[RECORDS FOR THIS EXERCISE]:

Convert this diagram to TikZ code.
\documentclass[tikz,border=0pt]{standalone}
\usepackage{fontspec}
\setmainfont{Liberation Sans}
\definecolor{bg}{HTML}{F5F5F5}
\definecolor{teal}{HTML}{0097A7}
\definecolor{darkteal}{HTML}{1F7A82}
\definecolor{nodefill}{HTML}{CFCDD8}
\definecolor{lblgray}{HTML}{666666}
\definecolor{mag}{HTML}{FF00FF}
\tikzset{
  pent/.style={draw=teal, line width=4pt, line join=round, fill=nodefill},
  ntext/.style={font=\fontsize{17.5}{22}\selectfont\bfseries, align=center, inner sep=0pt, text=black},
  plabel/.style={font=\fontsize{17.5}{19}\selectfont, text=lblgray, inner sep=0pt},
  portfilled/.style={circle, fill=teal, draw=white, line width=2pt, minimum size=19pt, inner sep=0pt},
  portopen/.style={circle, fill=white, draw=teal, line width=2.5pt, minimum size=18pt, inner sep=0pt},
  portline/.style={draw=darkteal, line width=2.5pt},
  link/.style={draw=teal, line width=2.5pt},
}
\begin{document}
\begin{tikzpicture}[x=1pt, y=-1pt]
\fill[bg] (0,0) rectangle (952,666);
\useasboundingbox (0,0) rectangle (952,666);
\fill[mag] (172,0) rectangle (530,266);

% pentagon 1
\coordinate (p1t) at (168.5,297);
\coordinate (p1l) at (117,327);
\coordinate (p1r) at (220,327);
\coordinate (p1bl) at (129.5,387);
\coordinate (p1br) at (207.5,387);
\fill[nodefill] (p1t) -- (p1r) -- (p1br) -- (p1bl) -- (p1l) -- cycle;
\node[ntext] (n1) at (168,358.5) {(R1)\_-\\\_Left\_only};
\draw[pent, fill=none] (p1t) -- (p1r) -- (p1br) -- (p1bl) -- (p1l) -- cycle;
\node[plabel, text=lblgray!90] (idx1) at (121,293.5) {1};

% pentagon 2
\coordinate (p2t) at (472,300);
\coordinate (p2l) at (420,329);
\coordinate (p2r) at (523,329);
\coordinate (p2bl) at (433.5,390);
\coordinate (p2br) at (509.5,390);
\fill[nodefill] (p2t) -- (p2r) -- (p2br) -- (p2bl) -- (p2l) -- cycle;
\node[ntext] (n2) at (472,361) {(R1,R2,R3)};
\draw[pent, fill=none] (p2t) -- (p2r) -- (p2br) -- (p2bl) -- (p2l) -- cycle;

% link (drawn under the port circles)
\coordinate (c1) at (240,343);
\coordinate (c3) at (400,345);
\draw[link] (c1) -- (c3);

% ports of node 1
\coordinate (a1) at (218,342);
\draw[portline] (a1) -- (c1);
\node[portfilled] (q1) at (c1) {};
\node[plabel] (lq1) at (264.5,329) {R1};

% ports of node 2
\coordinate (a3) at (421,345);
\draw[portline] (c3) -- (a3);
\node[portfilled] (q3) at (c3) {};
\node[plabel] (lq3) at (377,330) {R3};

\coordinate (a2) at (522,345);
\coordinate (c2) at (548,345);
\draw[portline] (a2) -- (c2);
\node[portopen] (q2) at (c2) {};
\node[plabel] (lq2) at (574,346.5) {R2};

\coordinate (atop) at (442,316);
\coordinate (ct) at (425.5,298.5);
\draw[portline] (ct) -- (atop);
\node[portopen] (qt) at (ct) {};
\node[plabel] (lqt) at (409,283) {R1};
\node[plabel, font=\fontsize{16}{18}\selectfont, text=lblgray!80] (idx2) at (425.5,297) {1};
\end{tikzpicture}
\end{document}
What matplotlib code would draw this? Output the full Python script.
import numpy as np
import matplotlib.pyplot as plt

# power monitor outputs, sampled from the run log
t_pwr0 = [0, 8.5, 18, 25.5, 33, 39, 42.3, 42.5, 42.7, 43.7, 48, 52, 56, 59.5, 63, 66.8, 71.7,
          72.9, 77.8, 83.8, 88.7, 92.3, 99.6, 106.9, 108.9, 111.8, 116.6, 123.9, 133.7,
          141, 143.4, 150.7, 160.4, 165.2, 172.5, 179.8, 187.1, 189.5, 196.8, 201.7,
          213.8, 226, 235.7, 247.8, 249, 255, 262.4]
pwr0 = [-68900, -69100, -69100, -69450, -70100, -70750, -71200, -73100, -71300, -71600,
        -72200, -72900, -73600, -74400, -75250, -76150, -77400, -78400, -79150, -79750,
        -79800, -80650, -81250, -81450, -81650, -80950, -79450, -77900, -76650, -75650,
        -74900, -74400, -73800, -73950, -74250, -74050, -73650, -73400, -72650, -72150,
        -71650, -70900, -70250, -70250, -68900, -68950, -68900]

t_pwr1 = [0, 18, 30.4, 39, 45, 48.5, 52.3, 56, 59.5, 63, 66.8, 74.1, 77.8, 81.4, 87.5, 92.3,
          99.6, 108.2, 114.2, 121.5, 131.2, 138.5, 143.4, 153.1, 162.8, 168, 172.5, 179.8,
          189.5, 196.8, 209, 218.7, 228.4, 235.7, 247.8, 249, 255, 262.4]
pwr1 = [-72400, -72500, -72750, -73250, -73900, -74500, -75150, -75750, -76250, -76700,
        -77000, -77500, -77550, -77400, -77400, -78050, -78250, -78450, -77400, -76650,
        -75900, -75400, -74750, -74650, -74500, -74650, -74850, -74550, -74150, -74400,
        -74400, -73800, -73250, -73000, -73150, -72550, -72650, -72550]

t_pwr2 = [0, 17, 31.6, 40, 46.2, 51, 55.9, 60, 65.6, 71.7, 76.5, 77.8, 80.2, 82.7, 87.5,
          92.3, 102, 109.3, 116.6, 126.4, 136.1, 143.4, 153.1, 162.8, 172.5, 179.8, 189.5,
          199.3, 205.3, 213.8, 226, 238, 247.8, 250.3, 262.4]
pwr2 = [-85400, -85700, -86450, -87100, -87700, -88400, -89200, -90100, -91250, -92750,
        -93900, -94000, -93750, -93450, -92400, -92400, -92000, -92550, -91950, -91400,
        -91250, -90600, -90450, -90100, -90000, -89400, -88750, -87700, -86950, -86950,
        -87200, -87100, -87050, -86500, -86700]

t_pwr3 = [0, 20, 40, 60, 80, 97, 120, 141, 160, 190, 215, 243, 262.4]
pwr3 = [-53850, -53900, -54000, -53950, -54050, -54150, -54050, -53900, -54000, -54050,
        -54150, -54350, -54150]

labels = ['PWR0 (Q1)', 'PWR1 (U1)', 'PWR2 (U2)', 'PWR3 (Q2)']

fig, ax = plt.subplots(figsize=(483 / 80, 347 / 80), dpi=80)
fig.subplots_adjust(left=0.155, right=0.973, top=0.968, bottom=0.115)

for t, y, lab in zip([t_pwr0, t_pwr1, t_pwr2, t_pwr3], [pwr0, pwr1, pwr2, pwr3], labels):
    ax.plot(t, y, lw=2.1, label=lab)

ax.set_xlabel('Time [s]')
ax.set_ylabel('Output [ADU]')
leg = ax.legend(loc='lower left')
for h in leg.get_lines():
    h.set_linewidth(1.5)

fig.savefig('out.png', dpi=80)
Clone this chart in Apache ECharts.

[INSTRUCTIONS TO FOLLOW]:
Please reproduce the entire listing, exactly as shown.

[ANSWER TO THIS TASK]:
Convert this diagram to TikZ code.
\documentclass[tikz,border=0pt]{standalone}
\usepackage{fontspec}
\setmainfont{Liberation Sans}
\definecolor{bg}{HTML}{F5F5F5}
\definecolor{teal}{HTML}{0097A7}
\definecolor{darkteal}{HTML}{1F7A82}
\definecolor{nodefill}{HTML}{CFCDD8}
\definecolor{lblgray}{HTML}{666666}
\definecolor{mag}{HTML}{FF00FF}
\tikzset{
  pent/.style={draw=teal, line width=4pt, line join=round, fill=nodefill},
  ntext/.style={font=\fontsize{17.5}{22}\selectfont\bfseries, align=center, inner sep=0pt, text=black},
  plabel/.style={font=\fontsize{17.5}{19}\selectfont, text=lblgray, inner sep=0pt},
  portfilled/.style={circle, fill=teal, draw=white, line width=2pt, minimum size=19pt, inner sep=0pt},
  portopen/.style={circle, fill=white, draw=teal, line width=2.5pt, minimum size=18pt, inner sep=0pt},
  portline/.style={draw=darkteal, line width=2.5pt},
  link/.style={draw=teal, line width=2.5pt},
}
\begin{document}
\begin{tikzpicture}[x=1pt, y=-1pt]
\fill[bg] (0,0) rectangle (952,666);
\useasboundingbox (0,0) rectangle (952,666);
\fill[mag] (172,0) rectangle (530,266);

% pentagon 1
\coordinate (p1t) at (168.5,297);
\coordinate (p1l) at (117,327);
\coordinate (p1r) at (220,327);
\coordinate (p1bl) at (129.5,387);
\coordinate (p1br) at (207.5,387);
\fill[nodefill] (p1t) -- (p1r) -- (p1br) -- (p1bl) -- (p1l) -- cycle;
\node[ntext] (n1) at (168,358.5) {(R1)\_-\\\_Left\_only};
\draw[pent, fill=none] (p1t) -- (p1r) -- (p1br) -- (p1bl) -- (p1l) -- cycle;
\node[plabel, text=lblgray!90] (idx1) at (121,293.5) {1};

% pentagon 2
\coordinate (p2t) at (472,300);
\coordinate (p2l) at (420,329);
\coordinate (p2r) at (523,329);
\coordinate (p2bl) at (433.5,390);
\coordinate (p2br) at (509.5,390);
\fill[nodefill] (p2t) -- (p2r) -- (p2br) -- (p2bl) -- (p2l) -- cycle;
\node[ntext] (n2) at (472,361) {(R1,R2,R3)};
\draw[pent, fill=none] (p2t) -- (p2r) -- (p2br) -- (p2bl) -- (p2l) -- cycle;

% link (drawn under the port circles)
\coordinate (c1) at (240,343);
\coordinate (c3) at (400,345);
\draw[link] (c1) -- (c3);

% ports of node 1
\coordinate (a1) at (218,342);
\draw[portline] (a1) -- (c1);
\node[portfilled] (q1) at (c1) {};
\node[plabel] (lq1) at (264.5,329) {R1};

% ports of node 2
\coordinate (a3) at (421,345);
\draw[portline] (c3) -- (a3);
\node[portfilled] (q3) at (c3) {};
\node[plabel] (lq3) at (377,330) {R3};

\coordinate (a2) at (522,345);
\coordinate (c2) at (548,345);
\draw[portline] (a2) -- (c2);
\node[portopen] (q2) at (c2) {};
\node[plabel] (lq2) at (574,346.5) {R2};

\coordinate (atop) at (442,316);
\coordinate (ct) at (425.5,298.5);
\draw[portline] (ct) -- (atop);
\node[portopen] (qt) at (ct) {};
\node[plabel] (lqt) at (409,283) {R1};
\node[plabel, font=\fontsize{16}{18}\selectfont, text=lblgray!80] (idx2) at (425.5,297) {1};
\end{tikzpicture}
\end{document}
What matplotlib code would draw this? Output the full Python script.
import numpy as np
import matplotlib.pyplot as plt

# power monitor outputs, sampled from the run log
t_pwr0 = [0, 8.5, 18, 25.5, 33, 39, 42.3, 42.5, 42.7, 43.7, 48, 52, 56, 59.5, 63, 66.8, 71.7,
          72.9, 77.8, 83.8, 88.7, 92.3, 99.6, 106.9, 108.9, 111.8, 116.6, 123.9, 133.7,
          141, 143.4, 150.7, 160.4, 165.2, 172.5, 179.8, 187.1, 189.5, 196.8, 201.7,
          213.8, 226, 235.7, 247.8, 249, 255, 262.4]
pwr0 = [-68900, -69100, -69100, -69450, -70100, -70750, -71200, -73100, -71300, -71600,
        -72200, -72900, -73600, -74400, -75250, -76150, -77400, -78400, -79150, -79750,
        -79800, -80650, -81250, -81450, -81650, -80950, -79450, -77900, -76650, -75650,
        -74900, -74400, -73800, -73950, -74250, -74050, -73650, -73400, -72650, -72150,
        -71650, -70900, -70250, -70250, -68900, -68950, -68900]

t_pwr1 = [0, 18, 30.4, 39, 45, 48.5, 52.3, 56, 59.5, 63, 66.8, 74.1, 77.8, 81.4, 87.5, 92.3,
          99.6, 108.2, 114.2, 121.5, 131.2, 138.5, 143.4, 153.1, 162.8, 168, 172.5, 179.8,
          189.5, 196.8, 209, 218.7, 228.4, 235.7, 247.8, 249, 255, 262.4]
pwr1 = [-72400, -72500, -72750, -73250, -73900, -74500, -75150, -75750, -76250, -76700,
        -77000, -77500, -77550, -77400, -77400, -78050, -78250, -78450, -77400, -76650,
        -75900, -75400, -74750, -74650, -74500, -74650, -74850, -74550, -74150, -74400,
        -74400, -73800, -73250, -73000, -73150, -72550, -72650, -72550]

t_pwr2 = [0, 17, 31.6, 40, 46.2, 51, 55.9, 60, 65.6, 71.7, 76.5, 77.8, 80.2, 82.7, 87.5,
          92.3, 102, 109.3, 116.6, 126.4, 136.1, 143.4, 153.1, 162.8, 172.5, 179.8, 189.5,
          199.3, 205.3, 213.8, 226, 238, 247.8, 250.3, 262.4]
pwr2 = [-85400, -85700, -86450, -87100, -87700, -88400, -89200, -90100, -91250, -92750,
        -93900, -94000, -93750, -93450, -92400, -92400, -92000, -92550, -91950, -91400,
        -91250, -90600, -90450, -90100, -90000, -89400, -88750, -87700, -86950, -86950,
        -87200, -87100, -87050, -86500, -86700]

t_pwr3 = [0, 20, 40, 60, 80, 97, 120, 141, 160, 190, 215, 243, 262.4]
pwr3 = [-53850, -53900, -54000, -53950, -54050, -54150, -54050, -53900, -54000, -54050,
        -54150, -54350, -54150]

labels = ['PWR0 (Q1)', 'PWR1 (U1)', 'PWR2 (U2)', 'PWR3 (Q2)']

fig, ax = plt.subplots(figsize=(483 / 80, 347 / 80), dpi=80)
fig.subplots_adjust(left=0.155, right=0.973, top=0.968, bottom=0.115)

for t, y, lab in zip([t_pwr0, t_pwr1, t_pwr2, t_pwr3], [pwr0, pwr1, pwr2, pwr3], labels):
    ax.plot(t, y, lw=2.1, label=lab)

ax.set_xlabel('Time [s]')
ax.set_ylabel('Output [ADU]')
leg = ax.legend(loc='lower left')
for h in leg.get_lines():
    h.set_linewidth(1.5)

fig.savefig('out.png', dpi=80)
Clone this chart in Apache ECharts.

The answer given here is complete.